# Stated exercise:
Restate each line of the listing exactly, without carrying over any pictures.

# Material provided:

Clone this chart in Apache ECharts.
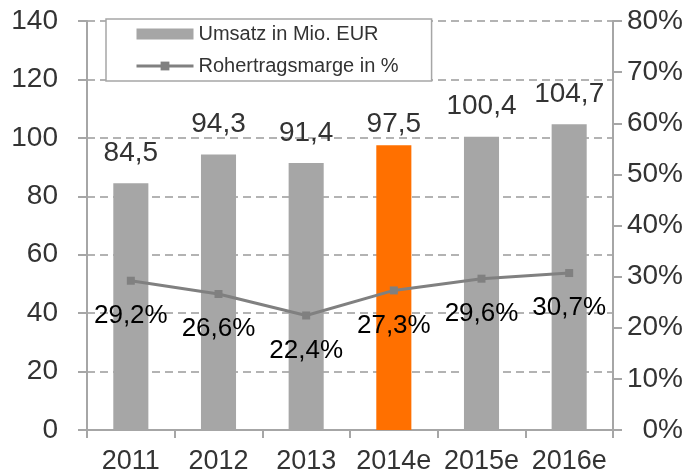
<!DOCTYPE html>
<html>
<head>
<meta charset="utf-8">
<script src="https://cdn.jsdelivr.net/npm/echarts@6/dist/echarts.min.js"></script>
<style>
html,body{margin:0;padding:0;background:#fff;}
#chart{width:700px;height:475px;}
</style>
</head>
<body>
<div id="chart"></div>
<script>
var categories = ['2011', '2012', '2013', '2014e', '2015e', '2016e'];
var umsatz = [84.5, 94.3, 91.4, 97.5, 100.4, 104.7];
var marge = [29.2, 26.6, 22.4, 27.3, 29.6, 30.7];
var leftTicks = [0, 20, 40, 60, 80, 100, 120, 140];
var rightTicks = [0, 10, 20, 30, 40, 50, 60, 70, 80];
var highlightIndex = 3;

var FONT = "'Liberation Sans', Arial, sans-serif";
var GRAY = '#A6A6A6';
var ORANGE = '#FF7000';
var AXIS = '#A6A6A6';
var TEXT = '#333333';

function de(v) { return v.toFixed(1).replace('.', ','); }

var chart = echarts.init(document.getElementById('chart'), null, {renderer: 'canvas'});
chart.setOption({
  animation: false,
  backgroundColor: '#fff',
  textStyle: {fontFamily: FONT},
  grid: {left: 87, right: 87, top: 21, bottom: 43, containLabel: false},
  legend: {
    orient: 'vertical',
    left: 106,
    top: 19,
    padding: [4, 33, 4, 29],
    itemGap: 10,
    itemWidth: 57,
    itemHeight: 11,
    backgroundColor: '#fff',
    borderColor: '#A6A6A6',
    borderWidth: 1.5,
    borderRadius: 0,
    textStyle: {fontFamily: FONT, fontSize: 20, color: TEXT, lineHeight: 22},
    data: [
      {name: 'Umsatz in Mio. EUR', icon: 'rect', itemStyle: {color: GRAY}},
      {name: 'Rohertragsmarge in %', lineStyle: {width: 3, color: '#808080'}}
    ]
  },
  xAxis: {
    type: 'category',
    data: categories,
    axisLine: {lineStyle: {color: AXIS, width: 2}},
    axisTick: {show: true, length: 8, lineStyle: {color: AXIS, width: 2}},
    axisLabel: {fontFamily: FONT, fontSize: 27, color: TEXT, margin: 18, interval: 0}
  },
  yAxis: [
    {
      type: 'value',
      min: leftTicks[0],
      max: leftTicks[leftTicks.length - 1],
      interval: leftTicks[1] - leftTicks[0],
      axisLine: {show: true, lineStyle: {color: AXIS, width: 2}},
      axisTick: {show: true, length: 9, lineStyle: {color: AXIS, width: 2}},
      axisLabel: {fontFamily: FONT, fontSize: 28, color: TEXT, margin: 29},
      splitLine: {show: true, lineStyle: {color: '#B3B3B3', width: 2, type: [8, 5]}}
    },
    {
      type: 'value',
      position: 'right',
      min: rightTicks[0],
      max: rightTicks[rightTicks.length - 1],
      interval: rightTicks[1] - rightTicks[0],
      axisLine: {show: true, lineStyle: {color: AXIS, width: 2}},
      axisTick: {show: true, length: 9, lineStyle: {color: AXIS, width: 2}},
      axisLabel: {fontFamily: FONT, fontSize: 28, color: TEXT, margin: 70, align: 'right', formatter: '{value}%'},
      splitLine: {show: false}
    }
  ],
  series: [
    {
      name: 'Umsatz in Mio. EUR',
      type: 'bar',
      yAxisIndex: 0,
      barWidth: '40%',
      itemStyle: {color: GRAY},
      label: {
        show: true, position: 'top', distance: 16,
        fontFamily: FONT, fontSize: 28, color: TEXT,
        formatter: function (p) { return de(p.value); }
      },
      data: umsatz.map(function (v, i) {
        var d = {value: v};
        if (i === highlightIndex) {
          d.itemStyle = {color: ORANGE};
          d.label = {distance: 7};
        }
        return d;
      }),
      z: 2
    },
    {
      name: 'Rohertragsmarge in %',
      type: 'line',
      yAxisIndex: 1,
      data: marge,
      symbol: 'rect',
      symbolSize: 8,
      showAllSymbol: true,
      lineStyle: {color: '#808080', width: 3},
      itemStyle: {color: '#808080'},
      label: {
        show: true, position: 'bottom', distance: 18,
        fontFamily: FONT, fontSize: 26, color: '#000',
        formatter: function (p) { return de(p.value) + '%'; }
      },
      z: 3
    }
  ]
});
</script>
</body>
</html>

# Answer to this exercise:
Clone this chart in Apache ECharts.
<!DOCTYPE html>
<html>
<head>
<meta charset="utf-8">
<script src="https://cdn.jsdelivr.net/npm/echarts@6/dist/echarts.min.js"></script>
<style>
html,body{margin:0;padding:0;background:#fff;}
#chart{width:700px;height:475px;}
</style>
</head>
<body>
<div id="chart"></div>
<script>
var categories = ['2011', '2012', '2013', '2014e', '2015e', '2016e'];
var umsatz = [84.5, 94.3, 91.4, 97.5, 100.4, 104.7];
var marge = [29.2, 26.6, 22.4, 27.3, 29.6, 30.7];
var leftTicks = [0, 20, 40, 60, 80, 100, 120, 140];
var rightTicks = [0, 10, 20, 30, 40, 50, 60, 70, 80];
var highlightIndex = 3;

var FONT = "'Liberation Sans', Arial, sans-serif";
var GRAY = '#A6A6A6';
var ORANGE = '#FF7000';
var AXIS = '#A6A6A6';
var TEXT = '#333333';

function de(v) { return v.toFixed(1).replace('.', ','); }

var chart = echarts.init(document.getElementById('chart'), null, {renderer: 'canvas'});
chart.setOption({
  animation: false,
  backgroundColor: '#fff',
  textStyle: {fontFamily: FONT},
  grid: {left: 87, right: 87, top: 21, bottom: 43, containLabel: false},
  legend: {
    orient: 'vertical',
    left: 106,
    top: 19,
    padding: [4, 33, 4, 29],
    itemGap: 10,
    itemWidth: 57,
    itemHeight: 11,
    backgroundColor: '#fff',
    borderColor: '#A6A6A6',
    borderWidth: 1.5,
    borderRadius: 0,
    textStyle: {fontFamily: FONT, fontSize: 20, color: TEXT, lineHeight: 22},
    data: [
      {name: 'Umsatz in Mio. EUR', icon: 'rect', itemStyle: {color: GRAY}},
      {name: 'Rohertragsmarge in %', lineStyle: {width: 3, color: '#808080'}}
    ]
  },
  xAxis: {
    type: 'category',
    data: categories,
    axisLine: {lineStyle: {color: AXIS, width: 2}},
    axisTick: {show: true, length: 8, lineStyle: {color: AXIS, width: 2}},
    axisLabel: {fontFamily: FONT, fontSize: 27, color: TEXT, margin: 18, interval: 0}
  },
  yAxis: [
    {
      type: 'value',
      min: leftTicks[0],
      max: leftTicks[leftTicks.length - 1],
      interval: leftTicks[1] - leftTicks[0],
      axisLine: {show: true, lineStyle: {color: AXIS, width: 2}},
      axisTick: {show: true, length: 9, lineStyle: {color: AXIS, width: 2}},
      axisLabel: {fontFamily: FONT, fontSize: 28, color: TEXT, margin: 29},
      splitLine: {show: true, lineStyle: {color: '#B3B3B3', width: 2, type: [8, 5]}}
    },
    {
      type: 'value',
      position: 'right',
      min: rightTicks[0],
      max: rightTicks[rightTicks.length - 1],
      interval: rightTicks[1] - rightTicks[0],
      axisLine: {show: true, lineStyle: {color: AXIS, width: 2}},
      axisTick: {show: true, length: 9, lineStyle: {color: AXIS, width: 2}},
      axisLabel: {fontFamily: FONT, fontSize: 28, color: TEXT, margin: 70, align: 'right', formatter: '{value}%'},
      splitLine: {show: false}
    }
  ],
  series: [
    {
      name: 'Umsatz in Mio. EUR',
      type: 'bar',
      yAxisIndex: 0,
      barWidth: '40%',
      itemStyle: {color: GRAY},
      label: {
        show: true, position: 'top', distance: 16,
        fontFamily: FONT, fontSize: 28, color: TEXT,
        formatter: function (p) { return de(p.value); }
      },
      data: umsatz.map(function (v, i) {
        var d = {value: v};
        if (i === highlightIndex) {
          d.itemStyle = {color: ORANGE};
          d.label = {distance: 7};
        }
        return d;
      }),
      z: 2
    },
    {
      name: 'Rohertragsmarge in %',
      type: 'line',
      yAxisIndex: 1,
      data: marge,
      symbol: 'rect',
      symbolSize: 8,
      showAllSymbol: true,
      lineStyle: {color: '#808080', width: 3},
      itemStyle: {color: '#808080'},
      label: {
        show: true, position: 'bottom', distance: 18,
        fontFamily: FONT, fontSize: 26, color: '#000',
        formatter: function (p) { return de(p.value) + '%'; }
      },
      z: 3
    }
  ]
});
</script>
</body>
</html>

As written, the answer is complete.